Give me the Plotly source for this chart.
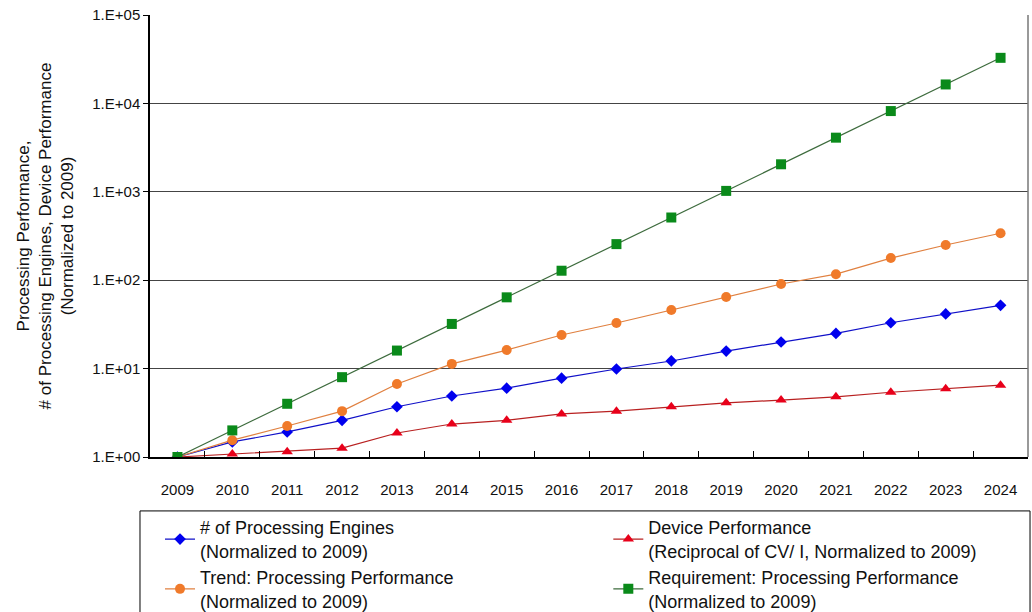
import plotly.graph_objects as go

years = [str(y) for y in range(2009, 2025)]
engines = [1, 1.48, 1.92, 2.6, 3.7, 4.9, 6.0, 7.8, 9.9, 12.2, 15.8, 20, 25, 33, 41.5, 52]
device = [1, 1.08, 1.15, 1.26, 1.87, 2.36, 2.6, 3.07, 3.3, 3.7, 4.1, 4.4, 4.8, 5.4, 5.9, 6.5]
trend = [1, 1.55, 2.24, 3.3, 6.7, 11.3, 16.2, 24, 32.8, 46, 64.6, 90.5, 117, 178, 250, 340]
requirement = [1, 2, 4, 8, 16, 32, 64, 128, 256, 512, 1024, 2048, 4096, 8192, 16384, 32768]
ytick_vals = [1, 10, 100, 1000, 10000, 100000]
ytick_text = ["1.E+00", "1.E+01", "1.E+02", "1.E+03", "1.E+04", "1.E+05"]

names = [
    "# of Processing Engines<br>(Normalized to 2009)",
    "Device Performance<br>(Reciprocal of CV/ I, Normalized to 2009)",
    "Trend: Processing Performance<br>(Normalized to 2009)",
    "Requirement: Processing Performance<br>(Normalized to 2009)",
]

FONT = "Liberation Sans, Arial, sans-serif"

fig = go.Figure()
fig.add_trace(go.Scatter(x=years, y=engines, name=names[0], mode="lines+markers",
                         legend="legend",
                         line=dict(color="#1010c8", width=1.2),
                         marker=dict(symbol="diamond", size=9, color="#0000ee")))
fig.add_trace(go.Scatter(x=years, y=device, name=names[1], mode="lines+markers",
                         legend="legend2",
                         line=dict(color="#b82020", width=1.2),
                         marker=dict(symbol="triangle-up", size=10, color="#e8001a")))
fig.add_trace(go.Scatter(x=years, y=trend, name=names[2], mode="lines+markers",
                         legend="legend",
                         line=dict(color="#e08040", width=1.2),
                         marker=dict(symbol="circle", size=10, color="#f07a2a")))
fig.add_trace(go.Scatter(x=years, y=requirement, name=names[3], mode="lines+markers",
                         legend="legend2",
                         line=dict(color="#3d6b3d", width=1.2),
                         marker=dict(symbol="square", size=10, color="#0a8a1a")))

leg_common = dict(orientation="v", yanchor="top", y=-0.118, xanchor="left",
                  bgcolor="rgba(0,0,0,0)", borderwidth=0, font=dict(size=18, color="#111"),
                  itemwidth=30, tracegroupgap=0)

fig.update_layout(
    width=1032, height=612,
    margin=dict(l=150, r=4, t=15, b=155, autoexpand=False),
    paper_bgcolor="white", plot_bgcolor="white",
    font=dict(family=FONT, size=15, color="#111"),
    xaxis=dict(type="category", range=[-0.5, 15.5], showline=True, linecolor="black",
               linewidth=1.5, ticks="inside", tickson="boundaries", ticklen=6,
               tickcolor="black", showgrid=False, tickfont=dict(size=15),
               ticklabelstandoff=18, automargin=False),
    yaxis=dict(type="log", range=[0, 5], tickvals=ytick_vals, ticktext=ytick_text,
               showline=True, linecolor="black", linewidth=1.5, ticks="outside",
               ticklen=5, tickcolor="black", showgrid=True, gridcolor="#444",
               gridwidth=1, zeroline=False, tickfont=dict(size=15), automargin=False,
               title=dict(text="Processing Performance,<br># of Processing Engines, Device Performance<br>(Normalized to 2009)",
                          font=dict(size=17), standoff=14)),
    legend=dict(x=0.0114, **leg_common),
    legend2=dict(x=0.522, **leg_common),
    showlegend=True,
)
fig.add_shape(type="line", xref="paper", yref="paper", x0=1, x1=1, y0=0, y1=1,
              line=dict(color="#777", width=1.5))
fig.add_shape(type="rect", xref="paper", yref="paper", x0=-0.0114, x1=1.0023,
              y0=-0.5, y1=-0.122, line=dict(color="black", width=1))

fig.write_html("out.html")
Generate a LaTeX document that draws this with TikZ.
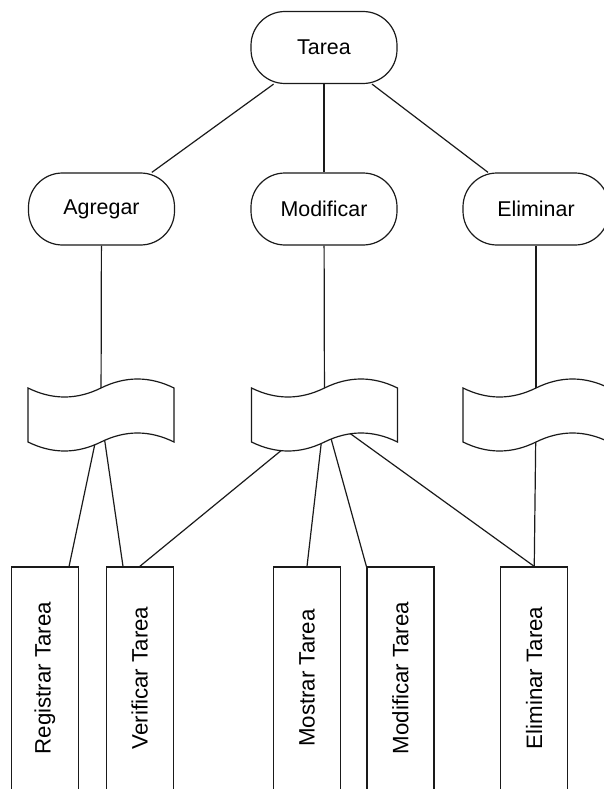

==========

Go through the records and show every line with the string "this" in it.

Answer:
Give me the Plotly source for this chart.
Generate a LaTeX document that draws this with TikZ.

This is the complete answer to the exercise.